--- WORK REQUIRED ---
Repeat the full listing below verbatim and keep the images out.

==*==

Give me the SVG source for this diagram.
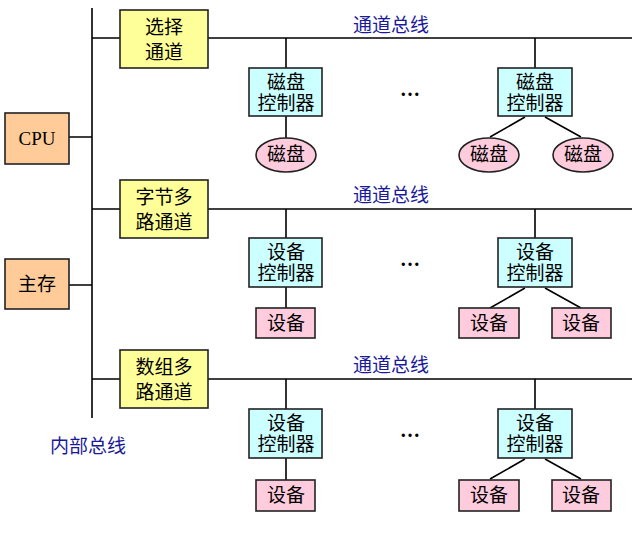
<svg xmlns="http://www.w3.org/2000/svg" width="640" height="545" viewBox="0 0 640 545">
<style>
.ln{stroke:#000;stroke-width:1.6;fill:none}
.bx{stroke:#222;stroke-width:1.6}
.ch{fill:#ffff99}
.ct{fill:#ccffff}
.dv{fill:#ffccdd}
.or{fill:#ffcc99}
text{font-family:"Liberation Serif","Noto Sans CJK SC",serif;font-size:19px;text-anchor:middle;fill:#000}
.bl{fill:#1a1a99;text-anchor:start}
.dots{font-size:20px;font-weight:bold}
</style>
<rect width="640" height="545" fill="#fff"/>
<g id="connectors">
<path class="ln" d="M92 8V418M69 137H92M69 285H92M92 38H120M92 209H120M92 379H120"/>
<path class="ln" d="M208 38H632M208 209H632M208 379H632"/>
<path class="ln" d="M286 38V68M535 38V68M286 209V238M535 209V238M286 379V409M535 379V409"/>
<path class="ln" d="M286 116V138M525 117L490 137M545 117L581 137"/>
<path class="ln" d="M286 287V308M525 288L490 308M545 288L581 308"/>
<path class="ln" d="M286 458V480M525 459L490 479M545 459L581 479"/>
</g>
<g id="cpu"><rect class="bx or" x="5" y="113" width="64" height="51"/><text x="37" y="145">CPU</text></g>
<g id="mem"><rect class="bx or" x="5" y="259" width="64" height="50"/><text x="37" y="291">主存</text></g>
<g id="label-internal"><text class="bl" x="50" y="453">内部总线</text></g>
<g id="sel"><rect class="bx ch" x="120" y="10" width="88" height="58"/><text x="164" y="34">选择</text><text x="164" y="59">通道</text></g>
<g id="label-bus1"><text class="bl" x="353" y="32">通道总线</text></g>
<g id="ctl1a"><rect class="bx ct" x="249" y="68" width="73" height="48"/><text x="286" y="89">磁盘</text><text x="286" y="110">控制器</text></g>
<g id="dots1"><text class="dots" x="410" y="96">…</text></g>
<g id="ctl1b"><rect class="bx ct" x="498" y="68" width="74" height="48"/><text x="535" y="89">磁盘</text><text x="535" y="110">控制器</text></g>
<g id="disk1"><ellipse class="bx dv" cx="286" cy="155" rx="30" ry="17"/><text x="286" y="161">磁盘</text></g>
<g id="disk2"><ellipse class="bx dv" cx="489" cy="155" rx="30" ry="17"/><text x="489" y="161">磁盘</text></g>
<g id="disk3"><ellipse class="bx dv" cx="583" cy="155" rx="30" ry="17"/><text x="583" y="161">磁盘</text></g>
<g id="byte"><rect class="bx ch" x="120" y="180" width="88" height="58"/><text x="164" y="204">字节多</text><text x="164" y="229">路通道</text></g>
<g id="label-bus2"><text class="bl" x="353" y="202">通道总线</text></g>
<g id="ctl2a"><rect class="bx ct" x="249" y="238" width="73" height="49"/><text x="286" y="259">设备</text><text x="286" y="280">控制器</text></g>
<g id="dots2"><text class="dots" x="410" y="266">…</text></g>
<g id="ctl2b"><rect class="bx ct" x="498" y="238" width="74" height="49"/><text x="535" y="259">设备</text><text x="535" y="280">控制器</text></g>
<g id="dev2a"><rect class="bx dv" x="256" y="308" width="59" height="30"/><text x="286" y="330">设备</text></g>
<g id="dev2b"><rect class="bx dv" x="459" y="308" width="60" height="30"/><text x="489" y="330">设备</text></g>
<g id="dev2c"><rect class="bx dv" x="552" y="308" width="59" height="30"/><text x="581" y="330">设备</text></g>
<g id="block"><rect class="bx ch" x="120" y="350" width="88" height="58"/><text x="164" y="374">数组多</text><text x="164" y="399">路通道</text></g>
<g id="label-bus3"><text class="bl" x="353" y="372">通道总线</text></g>
<g id="ctl3a"><rect class="bx ct" x="249" y="409" width="73" height="49"/><text x="286" y="430">设备</text><text x="286" y="451">控制器</text></g>
<g id="dots3"><text class="dots" x="410" y="437">…</text></g>
<g id="ctl3b"><rect class="bx ct" x="498" y="409" width="74" height="49"/><text x="535" y="430">设备</text><text x="535" y="451">控制器</text></g>
<g id="dev3a"><rect class="bx dv" x="256" y="480" width="59" height="31"/><text x="286" y="502">设备</text></g>
<g id="dev3b"><rect class="bx dv" x="459" y="480" width="60" height="31"/><text x="489" y="502">设备</text></g>
<g id="dev3c"><rect class="bx dv" x="552" y="480" width="59" height="31"/><text x="581" y="502">设备</text></g>
</svg>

==*==

--- WRITTEN RESPONSE ---
Give me the SVG source for this diagram.
<svg xmlns="http://www.w3.org/2000/svg" width="640" height="545" viewBox="0 0 640 545">
<style>
.ln{stroke:#000;stroke-width:1.6;fill:none}
.bx{stroke:#222;stroke-width:1.6}
.ch{fill:#ffff99}
.ct{fill:#ccffff}
.dv{fill:#ffccdd}
.or{fill:#ffcc99}
text{font-family:"Liberation Serif","Noto Sans CJK SC",serif;font-size:19px;text-anchor:middle;fill:#000}
.bl{fill:#1a1a99;text-anchor:start}
.dots{font-size:20px;font-weight:bold}
</style>
<rect width="640" height="545" fill="#fff"/>
<g id="connectors">
<path class="ln" d="M92 8V418M69 137H92M69 285H92M92 38H120M92 209H120M92 379H120"/>
<path class="ln" d="M208 38H632M208 209H632M208 379H632"/>
<path class="ln" d="M286 38V68M535 38V68M286 209V238M535 209V238M286 379V409M535 379V409"/>
<path class="ln" d="M286 116V138M525 117L490 137M545 117L581 137"/>
<path class="ln" d="M286 287V308M525 288L490 308M545 288L581 308"/>
<path class="ln" d="M286 458V480M525 459L490 479M545 459L581 479"/>
</g>
<g id="cpu"><rect class="bx or" x="5" y="113" width="64" height="51"/><text x="37" y="145">CPU</text></g>
<g id="mem"><rect class="bx or" x="5" y="259" width="64" height="50"/><text x="37" y="291">主存</text></g>
<g id="label-internal"><text class="bl" x="50" y="453">内部总线</text></g>
<g id="sel"><rect class="bx ch" x="120" y="10" width="88" height="58"/><text x="164" y="34">选择</text><text x="164" y="59">通道</text></g>
<g id="label-bus1"><text class="bl" x="353" y="32">通道总线</text></g>
<g id="ctl1a"><rect class="bx ct" x="249" y="68" width="73" height="48"/><text x="286" y="89">磁盘</text><text x="286" y="110">控制器</text></g>
<g id="dots1"><text class="dots" x="410" y="96">…</text></g>
<g id="ctl1b"><rect class="bx ct" x="498" y="68" width="74" height="48"/><text x="535" y="89">磁盘</text><text x="535" y="110">控制器</text></g>
<g id="disk1"><ellipse class="bx dv" cx="286" cy="155" rx="30" ry="17"/><text x="286" y="161">磁盘</text></g>
<g id="disk2"><ellipse class="bx dv" cx="489" cy="155" rx="30" ry="17"/><text x="489" y="161">磁盘</text></g>
<g id="disk3"><ellipse class="bx dv" cx="583" cy="155" rx="30" ry="17"/><text x="583" y="161">磁盘</text></g>
<g id="byte"><rect class="bx ch" x="120" y="180" width="88" height="58"/><text x="164" y="204">字节多</text><text x="164" y="229">路通道</text></g>
<g id="label-bus2"><text class="bl" x="353" y="202">通道总线</text></g>
<g id="ctl2a"><rect class="bx ct" x="249" y="238" width="73" height="49"/><text x="286" y="259">设备</text><text x="286" y="280">控制器</text></g>
<g id="dots2"><text class="dots" x="410" y="266">…</text></g>
<g id="ctl2b"><rect class="bx ct" x="498" y="238" width="74" height="49"/><text x="535" y="259">设备</text><text x="535" y="280">控制器</text></g>
<g id="dev2a"><rect class="bx dv" x="256" y="308" width="59" height="30"/><text x="286" y="330">设备</text></g>
<g id="dev2b"><rect class="bx dv" x="459" y="308" width="60" height="30"/><text x="489" y="330">设备</text></g>
<g id="dev2c"><rect class="bx dv" x="552" y="308" width="59" height="30"/><text x="581" y="330">设备</text></g>
<g id="block"><rect class="bx ch" x="120" y="350" width="88" height="58"/><text x="164" y="374">数组多</text><text x="164" y="399">路通道</text></g>
<g id="label-bus3"><text class="bl" x="353" y="372">通道总线</text></g>
<g id="ctl3a"><rect class="bx ct" x="249" y="409" width="73" height="49"/><text x="286" y="430">设备</text><text x="286" y="451">控制器</text></g>
<g id="dots3"><text class="dots" x="410" y="437">…</text></g>
<g id="ctl3b"><rect class="bx ct" x="498" y="409" width="74" height="49"/><text x="535" y="430">设备</text><text x="535" y="451">控制器</text></g>
<g id="dev3a"><rect class="bx dv" x="256" y="480" width="59" height="31"/><text x="286" y="502">设备</text></g>
<g id="dev3b"><rect class="bx dv" x="459" y="480" width="60" height="31"/><text x="489" y="502">设备</text></g>
<g id="dev3c"><rect class="bx dv" x="552" y="480" width="59" height="31"/><text x="581" y="502">设备</text></g>
</svg>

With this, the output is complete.